Tax-Cut Surrealism

March 02, 1992

House Budget Committee chairman Leon E. Panetta said it well when he described the tax bill steamrollered to passage by the Democratic congressional leadership as "the first act in a surrealistic play that may have no ending."

The highly respected California Democrat has long been unhappy with election-year posturing by both parties that could lead to further ballooning of the national debt. But like all too many Democrats, he dutifully voted the party line in setting up a confrontation with President Bush.

Among the obedient majority were all Democrats in the Maryland delegation except Rep. Tom McMillen, who rightly concluded he wants no part of the administration proposal or its Democratic alternative. We expect Rep. Steny Hoyer to stand up and salute Democratic every time, because he is fourth banana in the party leadership. Most of his colleagues can also be expected to get along by going along since they are not tax experts.

But then there is Rep. Ben Cardin, the first Maryland member of the tax-writing House Ways and Means Committee in half a century. Mr. Cardin must know this legislation is a phony that will do little to get the nation out of recession and do a lot to condemn it to more and more federal debt.

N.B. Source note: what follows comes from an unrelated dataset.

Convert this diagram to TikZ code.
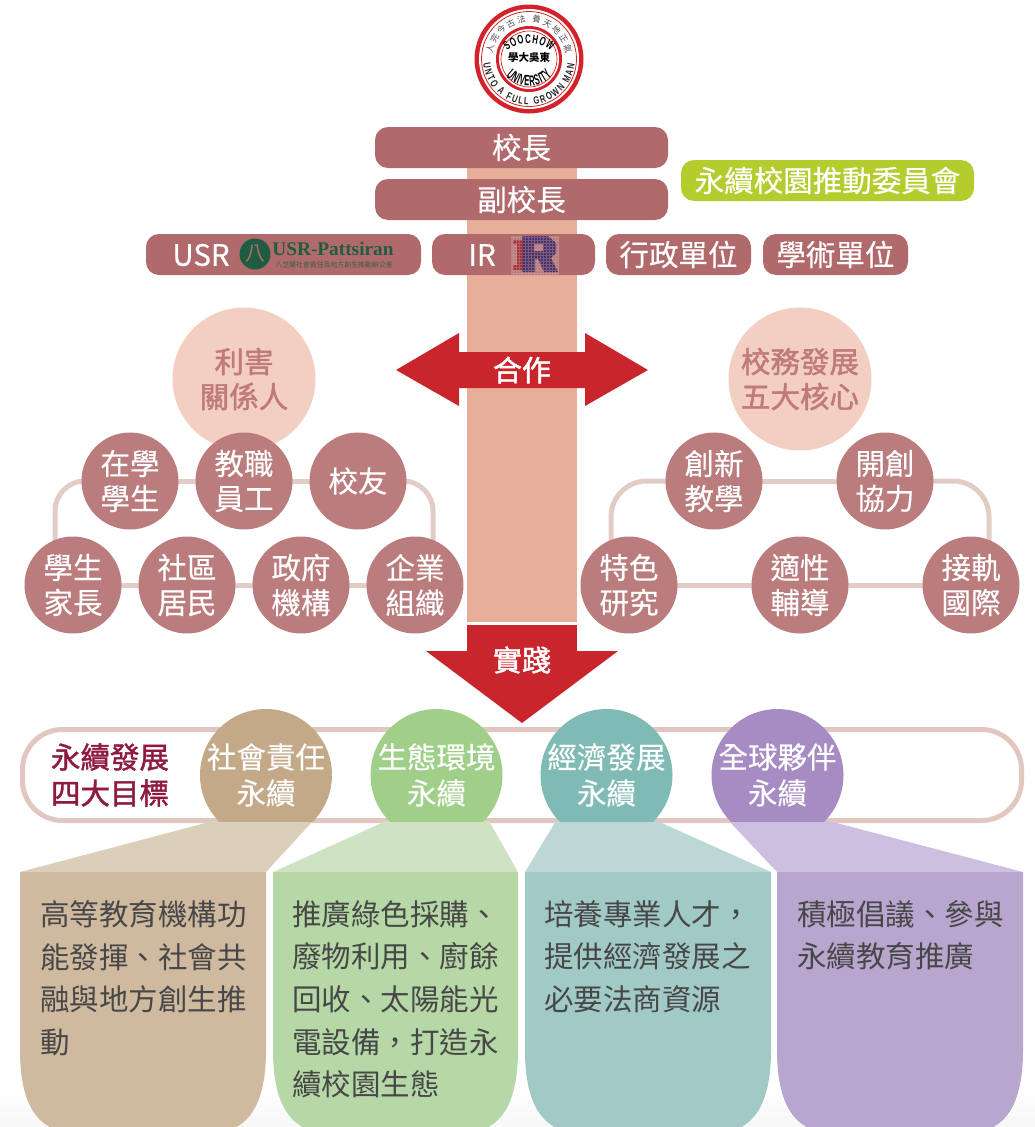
\documentclass[tikz,border=0pt]{standalone}
\usepackage{fontspec}
\setmainfont{Noto Sans CJK TC}
\newfontfamily\medf[FakeBold=0.35]{Noto Sans CJK TC}
\newfontfamily\strongf[FakeBold=1.5]{Noto Sans CJK TC}
\newfontfamily\latinserif{Liberation Serif}
\newfontfamily\sealA[FakeStretch=0.62,BoldFont={Liberation Sans Bold}]{Liberation Sans}
\newfontfamily\sealB[FakeStretch=0.5,BoldFont={Liberation Sans Bold}]{Liberation Sans}
\newfontfamily\sealC[FakeStretch=0.72,BoldFont={Liberation Sans Bold}]{Liberation Sans}
\usetikzlibrary{decorations.text,shadings}
\definecolor{pill}{HTML}{B06A6C}
\definecolor{ring}{HTML}{BA7C7D}
\definecolor{peach}{HTML}{F3CFC2}
\definecolor{pillar}{HTML}{E7AF9A}
\definecolor{linkc}{HTML}{E3CCC6}
\definecolor{bandc}{HTML}{E2C6C0}
\definecolor{redc}{HTML}{C9252C}
\definecolor{wine}{HTML}{8E1B3F}
\definecolor{bigtxt}{HTML}{C07A78}
\definecolor{lime}{HTML}{B5CC2E}
\definecolor{usrg}{HTML}{1E5D42}
\definecolor{logored}{HTML}{D2232A}
\definecolor{gA}{HTML}{C3A988}\definecolor{gB}{HTML}{9FCF88}\definecolor{gC}{HTML}{80BAB4}\definecolor{gD}{HTML}{A68CC2}
\definecolor{tA}{HTML}{DCCFBA}\definecolor{tB}{HTML}{CDE3C3}\definecolor{tC}{HTML}{BCD7D6}\definecolor{tD}{HTML}{CDBFDF}
\definecolor{pA}{HTML}{D0BA9F}\definecolor{pB}{HTML}{B6D8A6}\definecolor{pC}{HTML}{A1C9C5}\definecolor{pD}{HTML}{B8A6CF}
\newcommand{\mainsz}{\medf\fontsize{29.5}{35}\selectfont}
\tikzset{
 pillbox/.style={fill=pill,rounded corners=13pt,text=white,font=\mainsz,inner sep=0pt,minimum height=41pt},
 disc/.style={circle,fill=ring,text=white,font=\mainsz,align=center,inner sep=0pt,minimum size=97pt},
 bigdisc/.style={circle,fill=peach,text=bigtxt,font=\strongf\fontsize{29.5}{35}\selectfont,align=center,inner sep=0pt,minimum size=143pt},
 goal/.style={circle,inner sep=0pt,minimum size=132pt},
 goaltext/.style={text=white,font=\medf\fontsize{29.5}{36}\selectfont,align=center,inner sep=0pt},
 link/.style={draw=linkc,line width=5pt,rounded corners=30pt},
 paneltext/.style={anchor=north west,inner sep=0pt,align=left,text=black!72,font=\fontsize{29.5}{42.7}\selectfont},
 arrowtext/.style={text=white,font=\strongf\fontsize{29}{30}\selectfont,inner sep=0pt},
}
\begin{document}
\begin{tikzpicture}[x=1pt,y=-1pt]
\useasboundingbox (0,0) rectangle (1035,1127);
\shade[top color=white,bottom color=black!3] (0,1085) rectangle (1035,1127);

% central pillar
\fill[pillar] (467,150) rectangle (577,622);

% links, behind the discs
\coordinate (l1) at (130,481); \coordinate (l2) at (73,585);
\coordinate (r1) at (358,481); \coordinate (r2) at (415,585);
\coordinate (m1) at (714,481); \coordinate (m2) at (629,585);
\coordinate (n1) at (885,481); \coordinate (n2) at (971,585);
\draw[link] (l1) -- (55,481) -- (55,560);
\draw[link] (r1) -- (433,481) -- (433,560);
\draw[link] (l1) -- (r1);
\draw[link] (l2) -- (r2);
\draw[link,rounded corners=36pt] (m1) -- (611,481) -- (611,560);
\draw[link,rounded corners=36pt] (n1) -- (989,481) -- (989,560);
\draw[link] (m1) -- (n1);
\draw[link] (m2) -- (n2);

% big discs
\node[bigdisc] (stake) at (244,379) {利害\\關係人};
\node[bigdisc] (core) at (800,379) {校務發展\\五大核心};

% small discs
\node[disc] (a1) at (130,481) {在學\\學生};
\node[disc] (a2) at (244,481) {教職\\員工};
\node[disc] (a3) at (358,481) {校友};
\node[disc] (b1) at (73,585) {學生\\家長};
\node[disc] (b2) at (187,585) {社區\\居民};
\node[disc] (b3) at (301,585) {政府\\機構};
\node[disc] (b4) at (415,585) {企業\\組織};
\node[disc] (c1) at (714,481) {創新\\教學};
\node[disc] (c2) at (885,481) {開創\\協力};
\node[disc] (d1) at (629,585) {特色\\研究};
\node[disc] (d2) at (800,585) {適性\\輔導};
\node[disc] (d3) at (971,585) {接軌\\國際};

% pills
\node[pillbox,minimum width=293pt] (pres) at (521.5,147.5) {校長};
\node[pillbox,minimum width=293pt] (vice) at (521.5,199.5) {\raisebox{1.5pt}{副校長}};
\node[pillbox,minimum width=275pt] (usr) at (283.5,254.5) {};
\node[pillbox,minimum width=163pt] (ir) at (513.5,254.5) {};
\node[pillbox,minimum width=145pt] (adm) at (678.5,254.5) {行政單位};
\node[pillbox,minimum width=145pt] (aca) at (835.5,254.5) {學術單位};
\node[pillbox,fill=lime,minimum width=293pt] (cmte) at (827.5,180.5) {永續校園推動委員會};
\node[text=white,font=\mainsz,inner sep=0pt] (usrt) at (201,255) {USR};
\node[text=white,font=\mainsz,inner sep=0pt] (irt) at (482,255) {IR};

% USR-Pattsiran logo
\node[circle,fill=usrg,minimum size=31pt,inner sep=0pt,text=pill,font=\fontsize{20}{20}\selectfont] (usrlogo) at (255,254) {八};
\node[inner sep=0pt,text=usrg,font=\latinserif\bfseries\fontsize{19.3}{20}\selectfont] (usrname) at (333,249) {USR-Pattsiran};
\node[inner sep=0pt,text=usrg!85!pill,font=\fontsize{6.9}{7}\selectfont] (usrsub) at (334,265) {八芝蘭社會責任及地方創生推動辦公室};

% IR logo
\fill[white,opacity=.12] (511,236) rectangle (559,275);
\fill[red!60!black,opacity=.6] (513,240) -- (523,240) -- (523,270) -- (513,270) -- (513,265) -- (517,265) -- (517,244) -- (513,244) -- cycle;
\fill[blue!35!black,opacity=.6,even odd rule] (522,236) -- (548,236) -- (556,243) -- (556,253) -- (551,258) -- (558,272) -- (544,272) -- (538,259) -- (535,259) -- (535,272) -- (522,272) -- cycle
 (534,244) rectangle (543,251);
\draw[pill!55!white,line width=.5pt,step=3pt,opacity=.35] (511,236) grid (559,275);

% cooperation arrow
\fill[redc] (396,370) -- (459,333) -- (459,352) -- (585,352) -- (585,333) -- (648,370) -- (585,406) -- (585,388) -- (459,388) -- (459,406) -- cycle;
\node[arrowtext] (coop) at (522,370) {合作};
% practice arrow
\fill[redc] (467,625) rectangle (577,651);
\fill[redc] (426,651) -- (618,651) -- (522,723) -- cycle;
\node[arrowtext] (prac) at (522,660) {實踐};

% band
\draw[draw=bandc,line width=5pt,rounded corners=40pt] (22.5,729.5) rectangle (1021.5,820.5);
\node[inner sep=0pt,align=center,text=wine,font=\strongf\fontsize{29.5}{36}\selectfont] (goalt) at (110,775) {永續發展\\四大目標};

% trapezoids and panels
\fill[tA] (213,821) -- (313,821) -- (266,872) -- (20,872) -- cycle;
\fill[tB] (386,821) -- (489,821) -- (518,872) -- (273,872) -- cycle;
\fill[tC] (556,821) -- (657,821) -- (771,872) -- (525,872) -- cycle;
\fill[tD] (729,821) -- (829,821) -- (1023,872) -- (777,872) -- cycle;
\foreach \xa/\xb/\cc in {20/266/pA,273/518/pB,525/771/pC,777/1023/pD}{
 \fill[\cc] (\xa,872) -- (\xb,872) -- (\xb,1050)
  .. controls (\xb,1095) and ({\xb-12},1127) .. ({\xb-45},1132)
  -- ({\xa+45},1132)
  .. controls ({\xa+12},1127) and (\xa,1095) .. (\xa,1050) -- cycle;
}
% goal discs, cut flat at the band's lower edge
\begin{scope}
\clip (0,0) rectangle (1035,821.5);
\node[goal,fill=gA] (g1) at (266,775) {};
\node[goal,fill=gB] (g2) at (436.5,775) {};
\node[goal,fill=gC] (g3) at (606.5,775) {};
\node[goal,fill=gD] (g4) at (777.5,775) {};
\end{scope}
\node[goaltext] (g1t) at (g1) {社會責任\\永續};
\node[goaltext] (g2t) at (g2) {生態環境\\永續};
\node[goaltext] (g3t) at (g3) {經濟發展\\永續};
\node[goaltext] (g4t) at (g4) {全球夥伴\\永續};

% panel texts
\node[paneltext] (p1) at (40,900) {高等教育機構功\\能發揮、社會共\\融與地方創生推\\動};
\node[paneltext] (p2) at (292,900) {推廣綠色採購、\\廢物利用、廚餘\\回收、太陽能光\\電設備，打造永\\續校園生態};
\node[paneltext] (p3) at (544,900) {培養專業人才，\\提供經濟發展之\\必要法商資源};
\node[paneltext] (p4) at (797,900) {積極倡議、參與\\永續教育推廣};

% university seal
\begin{scope}[shift={(529,59)},y=1pt]
\fill[logored] (0,0) circle (54.5);
\fill[white] (0,0) circle (50);
\draw[logored,line width=.8pt] (0,0) circle (47.5);
\fill[logored] (0,0) circle (33);
\fill[white] (0,0) circle (30);
\draw[logored,line width=.7pt] (0,0) circle (28);
\path[postaction={decorate},decoration={text along path,text align=fit to path,
 text={|\fontsize{8.5}{9}\selectfont\color{black!70}|人完今古法 養天地正氣}}]
 (172:37) arc (172:8:37);
\path[postaction={decorate},decoration={text along path,text align=fit to path,
 text={|\sealC\bfseries\fontsize{10.5}{11}\selectfont\color{black!85}|UNTO A FULL GROWN MAN}}]
 (186:46) arc (186:354:46);
\path[postaction={decorate},decoration={text along path,text align=fit to path,
 text={|\sealA\bfseries\fontsize{12.5}{13}\selectfont|SOOCHOW}}]
 (-21.9,8) arc (130:50:34);
\path[postaction={decorate},decoration={text along path,text align=fit to path,
 text={|\sealB\bfseries\fontsize{15}{15}\selectfont|UNIVERSITY}}]
 (-23,-17.4) arc (225:315:32.6);
\node[inner sep=0pt,font=\fontsize{10.5}{11}\selectfont\bfseries] (sealc) at (0,1) {學大吳東};
\end{scope}
\end{tikzpicture}
\end{document}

Just what is wrong with a measure that would increase taxes on the wealthiest 1.3 percent of the population in order to give middle-class taxpayers yearly credits of up $200 each, or 55 cents a day? What's wrong is that the paltry 55 cents a day adds up to real money -- $46 billion -- when spread over the population. What's also wrong is that the legislative pretense of paying for this revenue loss by soaking the rich falls apart when one measures the chances -- almost zilch -- that Congress will let the tax cut expire after its allotted two years.

Earlier, we noted that the Democratic leadership got its measure out of Ways and Means by offering tax breaks to Southern lumber interests. Thursday it got the measure through the House by passing out goodies to the Michigan, Massachusetts and Ohio delegations. This is Christmas in February.

Now comes the Senate Finance Committee, where Chairman Lloyd Bentsen has agreed to raise taxes on the rich instead of paying for middle-class tax cuts by reductions in defense spending. The "peace dividend" would be diverted to civilian pork barrel. His committee is expected to pass a bill slightly more to President Bush's liking; alas, a veto is not assured. Despite shrill oratory, there is remarkable convergence behind such economic-stimulus proposals as tax reductions in capital gains, depreciation and industrial investment.

Which brings us back to Mr. Panetta. What bothers him -- and us -- is that these proposed tax cuts mortally threaten the 1990 budget agreement to instill needed discipline in fiscal management. We hope the tax charade will be a "surrealistic drama with no ending." But we fear the drama will have an ending -- an incumbent-protective tax cut -- that won't be good for the country.